While the Gulf Cooperation Council (GCC) itself is a full member of the FATF, Saudi Arabia — as a GCC member country — currently has FATF ‘Observer’ status as it works towards becoming a full FATF member.
Mutual Evaluation Reports on Saudi Arabia are therefore conducted jointly between FATF and MENAFATF (the regional AML/CFT body for the Middle East and North Africa).
The most recent report was discussed at the FATF-MENAFATF June 2018 Joint Plenary in Paris; and the approved version is due to be published by September 2018.
This report should provide guidance for compliance and risk management teams in addressing the Saudi Arabia anti-corruption drive.
Meeting the compliance burden
All these factors considered, Saudi Arabia’s financial and business community needs to be aware that compliance risks are evolving at a rapid pace; and the compliance function needs to be agile and competent to keep up.
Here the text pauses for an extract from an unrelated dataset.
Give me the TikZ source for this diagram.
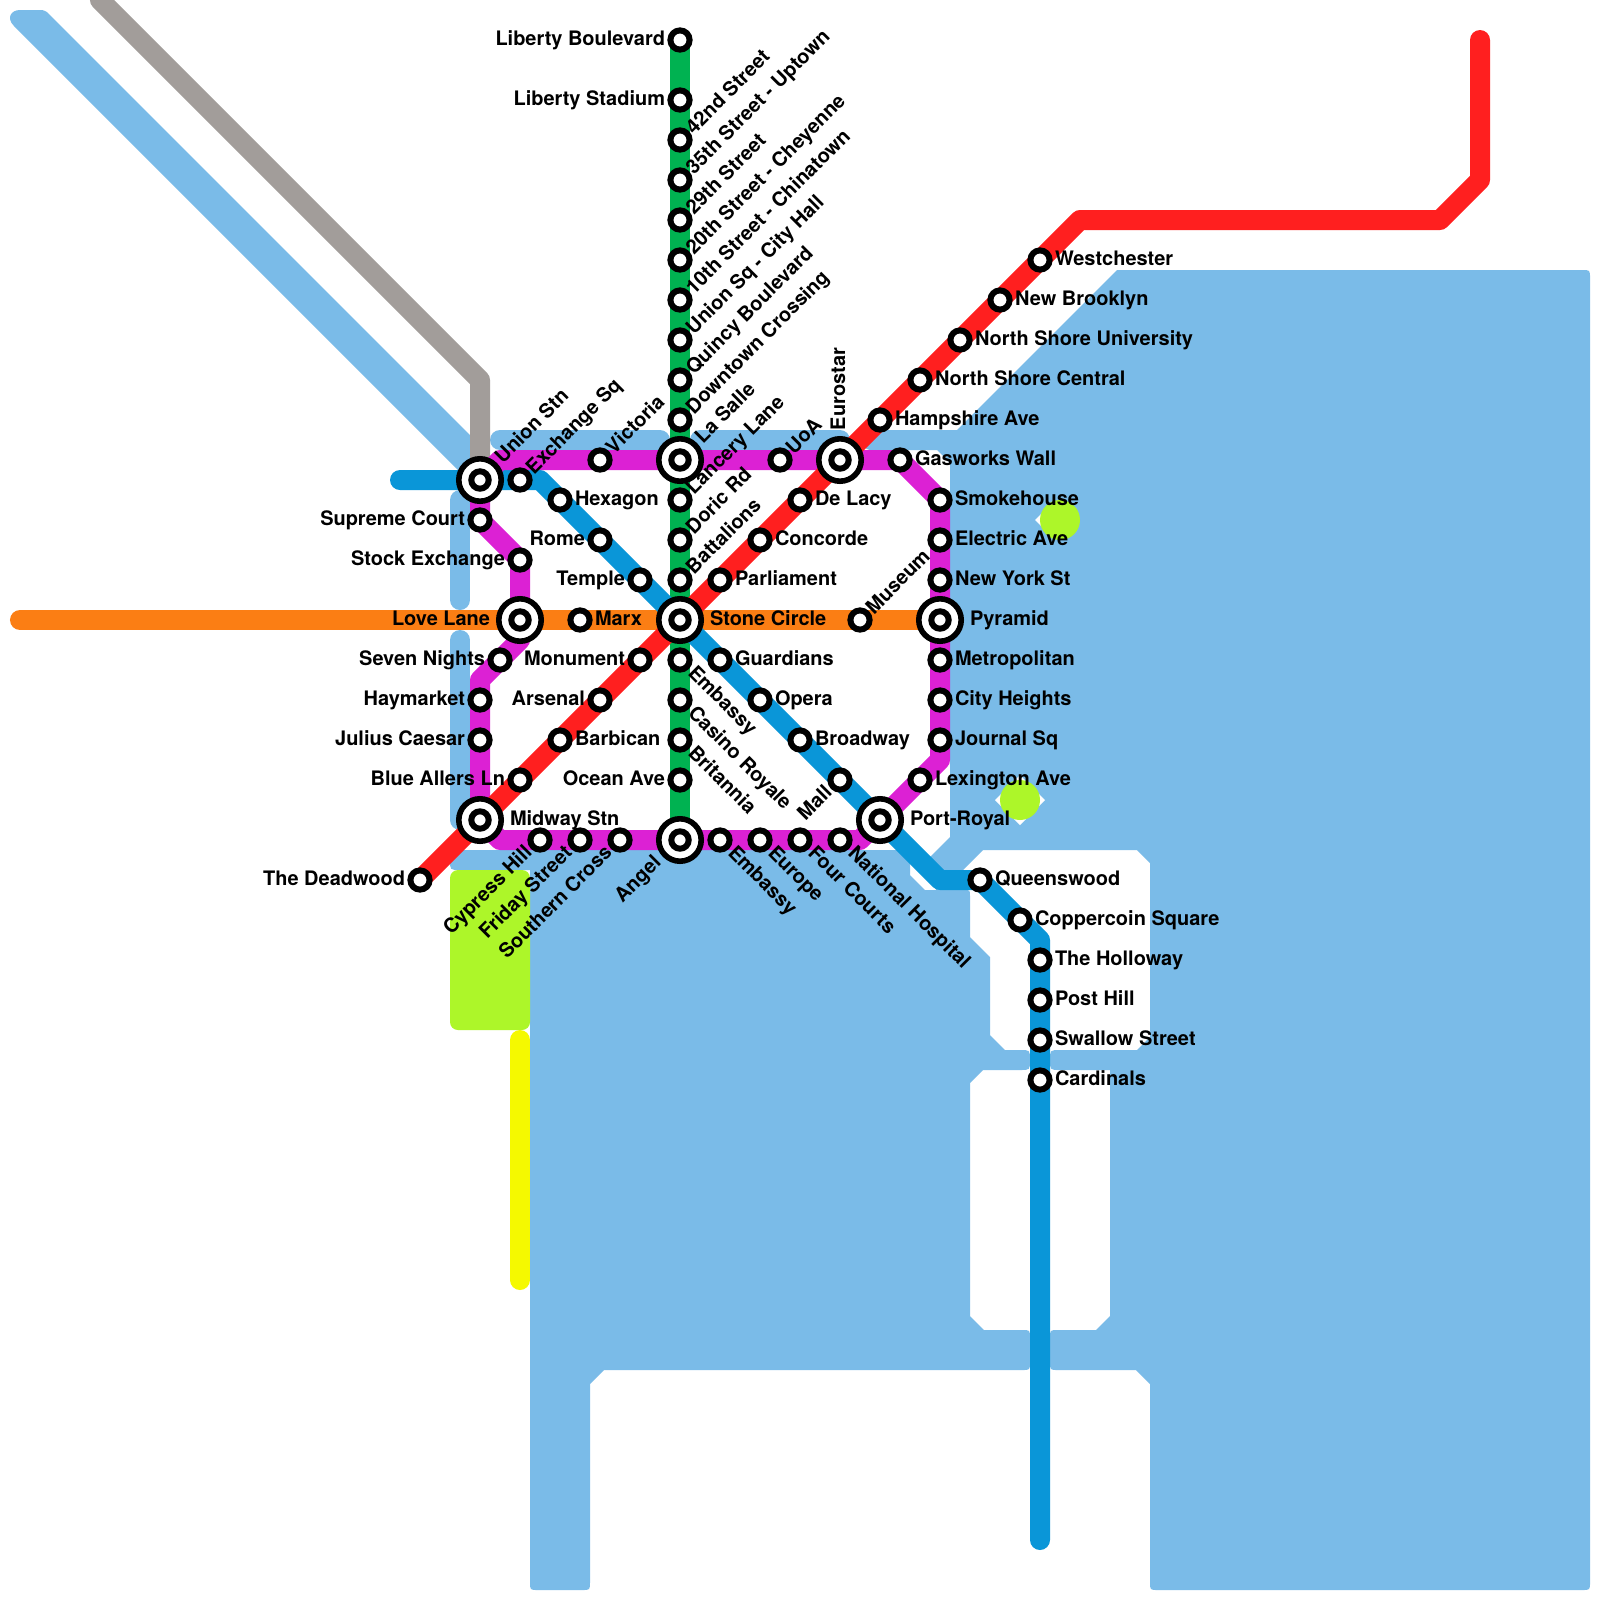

Technology can help businesses identify, mitigate and act upon the risk associated with financial crime through services such as risk intelligence screening, enhanced due diligence and transaction monitoring.
It can also automate certain aspects of AML/ABC compliance activities, allowing compliance teams to shift their focus toward more strategic aspects of their roles.
This not only helps to control overall compliance costs, but also enables the compliance and risk management function to stay a step ahead of the risks associated with financial crime.
In a complex landscape, where the regulatory environment is in constant flux and economic reforms are shifting the way that Saudi Arabia does business, AML/ABC compliance goes beyond ensuring the strength of firms’ risk and financial crime controls, to challenging the organizational compliance culture itself.
The focus is no longer on box-ticking and rule-obeying, but rather on promoting compliance, transparency and ethical behaviour at every level of the enterprise.
It’s also about ensuring that the right compliance resources and skills are in place to provide a strategic advantage in the rapidly evolving economic and regulatory landscape of Saudi Arabia.